Гостиная Мудроу была завалена книгами, листиками из блокнота, а на стене висела огромная карта.
— Нельзя, — сказал он, словно ничего другого и не мог предложить.
— Что с Вами? — Леонора рассердилась. От обид и отказов — весь день подряд — она устала до бесконечности. — Мне нужно поговорить с вами о Чедвике и «Американской красной армии».
— Не сейчас, мисс, извините.
— Вы можете говорить нормальным тоном? Вы же не на работе.
— Я не хотел бы вас обижать, — начал Мудроу вполголоса. — Дело в том, что я не один. Я с женщиной, и сейчас она лежит на кухонном столе с голой задницей. Я бы, конечно, пригласил вас войти, но девушка стесняется своей полноты. Если правду говорить, так толще, чем она, мне сроду никто не попадался. Так что лучше будет, если мы поговорим в другой раз.

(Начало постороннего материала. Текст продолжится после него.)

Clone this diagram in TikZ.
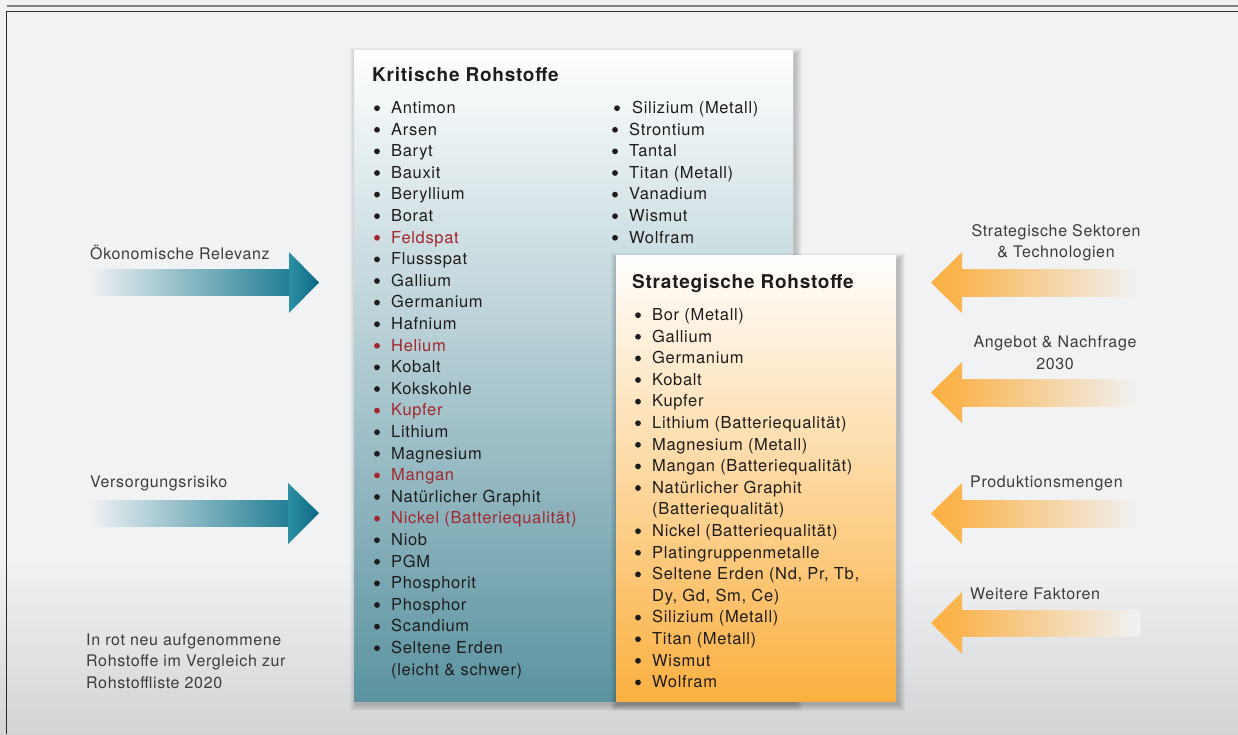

— Мне это надоело, — процедила Леонора сквозь зубы.
— Но поймите, леди, что в конце концов мне все равно, что именно вам надоело. Все, что я мог вам сообщить, находится в папке, которую вы повсюду с собой таскаете.
— Да? — крикнула она. — Хорошо, если бы так оно и было. Вы знакомы с приказом — дважды в неделю отчитываться о проделанной работе? Вы не появились ни разу. Вы знаете об этом.
— Я просто не успеваю, работы многовато получается. Но если бы я узнал что-нибудь новое, обязательно пришел бы к вам.
Леонора была уже не в состоянии все это выносить.
— Помогите! На помощь! — закричала она.
Мудроу подождал, пока не затихло эхо на лестнице.
— В помощи я отказать не могу, — сказал он спокойно, закрывая дверь. — Примите две таблетки аспирина и позвоните мне утром.
Будучи совершенно пьян, Стенли Мудроу лежал в своей постели и не мог уснуть. Он исследовал участок номер двести три, а именно опросил всех владельцев баров в этом районе — и безрезультатно. Вспомнив о том, что он в отпуске, Мудроу начал пить с утра. К вечеру он уже не мог сидеть за рулем, и домой его доставила дежурная патрульная машина.
Войдя в квартиру, он с трудом снял ботинки и брюки, прежде чем рухнуть на кровать. Он был уверен, что уснет немедленно, что сон его и спасет, но полностью сознание почему-то не отключалось, и в полузабытьи он шел по Шестой авеню на встречу с Ритой, а кругом ревела толпа, гудели машины, орало радио. Он изо всех сил пытался избавиться от этого видения, пока не погрузился в свою «фантазию», как он это называл.
Он фантазировал каждый день по нескольку раз. Оставшись наедине с беспомощной «Красной армией» — бойцов было то больше, то меньше, то десять человек, то четверо — и оттягивая неизбежную казнь, он подвергал их неслыханным пыткам. Иногда приковывал наручниками друг к другу, иногда избивал так, что они не могли шевельнуться. В ту ночь он подвесил двух женщин к водопроводной трубе на кухне, и одна молила о пощаде, а другая билась в истерике и требовала справедливого суда. Кто-то из них пытался в него плюнуть, но он не обращал на это внимания: сидел на кухонном столе и чистил пистолет, прокручивая барабан, как ковбой в вестерне, и медленно заряжая патроны. Каждый патрон он демонстрировал членам «Красной армии» и только потом заряжал.
Затем он сам — великан, в руках которого пистолет казался игрушкой, — поднимался со стула и медленно шел к своим жертвам. Он Видел, как они сжимались от ужаса, они-то знали, что сейчас будут расстреляны без следствия и суда присяжных. Этот их страх успокаивал его, и он проваливался в густую теплую тьму.
Глава 18
Алан Эпштейн, капитан городской полиции Нью-Йорка, сидел на кухне и смотрел на свою Альму, на свою тридцатисемилетнюю жену. Наблюдая, как она превращает содержимое холодильника в бутерброды с черничным джемом, кленовым сиропом, в жареные сосиски, апельсиновый сок и кофе, Эпштейн заряжался ее утренней энергией. Его снова беспокоила язва: ноющая боль в желудке могла утихнуть сама по себе, а могла разойтись так, что не унять. Он подумал, что Альма не пойдет ни на какие уступки его язве. Она добросовестно исполняла обязанности еврейской мамы, Альма искренне верила в то, что всякая болезнь, которую нельзя вылечить едой, не заслуживает внимания, а все медицинские заключения неизменно комментировала одной и той же репликой: «Откуда им знать?» Эпштейн давно перестал спорить с ней на эту тему, тем более что ему нравилось, как она готовит.